Peel and chop the remaining two russet potatoes and add to the soup. Adjust consistency with half and half if needed. Heat over medium heat watching it carefully. You want to avoid a boil as the dairy may curdle. A very low simmer is ideal. Cook until the cubed potatoes are done, about 25-30 minutes, stirring to scrape up from the bottom every few minutes as the pureed potato will continue to settle and brown on the bottom of the pot. 

Add salt and pepper and a little hot sauce to taste. The broth will not be perfectly smooth but more homey in texture. When the potatoes are tender, correct seasoning and serve.

Good garnishes are grated cheese, even blue cheese, and crumbled bacon.

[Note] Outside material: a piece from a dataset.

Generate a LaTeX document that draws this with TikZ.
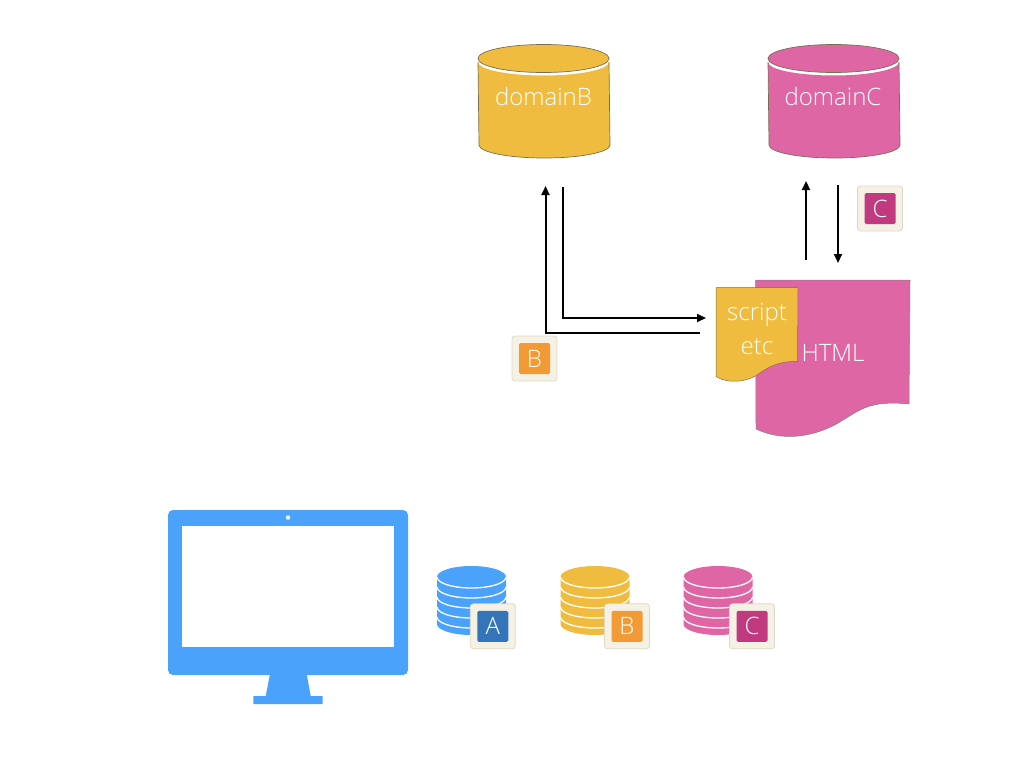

NOTES: The pureeing isn't absolutely necessary. The grated potato will mostly dissolve during the cooking time of the soup, but the puree does improve the texture overall.


----------



## clutch_n_meth (Feb 26, 2007)

LOL @ me. Well, almost a year later, I finally get to the recipe. It came out great, thank you all for the tips and help. Added the hot sauce to tase after being served as some people eating that night weren't too fond of the hot sauce idea.

:smoking:


----------



## phatch (Mar 29, 2002)

Glad it worked out for you. This is one of my favorite soups.


----------



## koukouvagia (Apr 3, 2008)

Oh darn and here I ran to get my recipe collection to contribute my own potato soup recipe from Andreas Viestad! Oh well, too late.

But here I must say that my own personal moto in life is....

"NEVER BOIL A POTATO WITHOUT A BAY LEAF IN THE POT!"

and also

"NEVER MAKE POTATO SOUP WITHOUT THE PRESENCE OF LEEKS!"

That's right, I said it. Now spread the word.:roll:


----------



## rpmcmurphy (Jan 8, 2008)

Mapiva = Julia Childs? haha. 

The recipe from MTAoFC is pretty good for POtato Leek soup


----------



## koukouvagia (Apr 3, 2008)

What's MTAoFC?

I wasn't kidding, bay leaves make all the difference in a potato. They're meant to be together. Just like potatoes and leeks. I don't question it. I just eat it.


----------



## maryb (Mar 21, 2008)

I have been thinking about potato soup. Weather is getting chilly and it is a fall favorite. My version:

1 pound of bacon fried until crisp, reserve the fat.
In 3-4 tablespoons of the reserved fat I cook the veggies:
1 large onion
2-3 ribs celery chopped
2-3 small carrots chopped
garlic to taste(optional)
Add whole milk (enough to cover everything) and 3-4 large peeled and cubed potatoes.
Simmer until potatoes get tender, try to not bring this to a boil or the milk will want to separate.

Corn bread on the side


----------



## amazingrace (Jul 28, 2006)

Interesting you should mention leeks. I bought leeks on Sunday and made potato-leek soup yesterday. It's a pretty basic recipe. 

1 pound small red potatoes diced, 
2 leeks, thorougly cleaned & diced
1 shredded carrot
2 stalks diced celery 
2 clove minced garlic
'sweat' the vegetables in some olive oil in the pressure cooker, then add some (cut up chicken--optional) and chicken broth, or vegetable broth & water to cover, salt, pepper, bay leaf, & parsley. 
Lock on the lid, bring to pressure and cook 5 minutes. Let pressure drop naturally (this is part of the cooking time). Remove the lid and stir in heated milk or cream. 

Serve, garnished with dollop of sour cream. Nice with crusty bread or corn bread. 

My dear brother lives near us. I sent some home with him. He said the only thing he would have changed would be ... 'a larger serving'. :lips:

Oh, I forgot, it's not necessary, but I put about 2 cups of the finished soup in the blender, then stir it back into the pot. Adds another layer of creaminess.


----------



## rpmcmurphy (Jan 8, 2008)

your post reminded me of her recipe for potato leek soup.


----------



## teamfat (Nov 5, 2007)

For those who don't know, some woman named Julia Child wrote some book a while back called Mastering the Art of French Cooking

I'm somewhat embarrassed to admit this, but I no longer have a copy in my household. I do, however, have two copies of 'The Joy of Cooking' - I think the cats tried to pull a fast one on me...

mjb.


----------



## koukouvagia (Apr 3, 2008)

I don't own many cookbooks but that's one that I'd like to have soon. I'll take it as flattery that JC would agree with me about the leeks and the bay leaf.


----------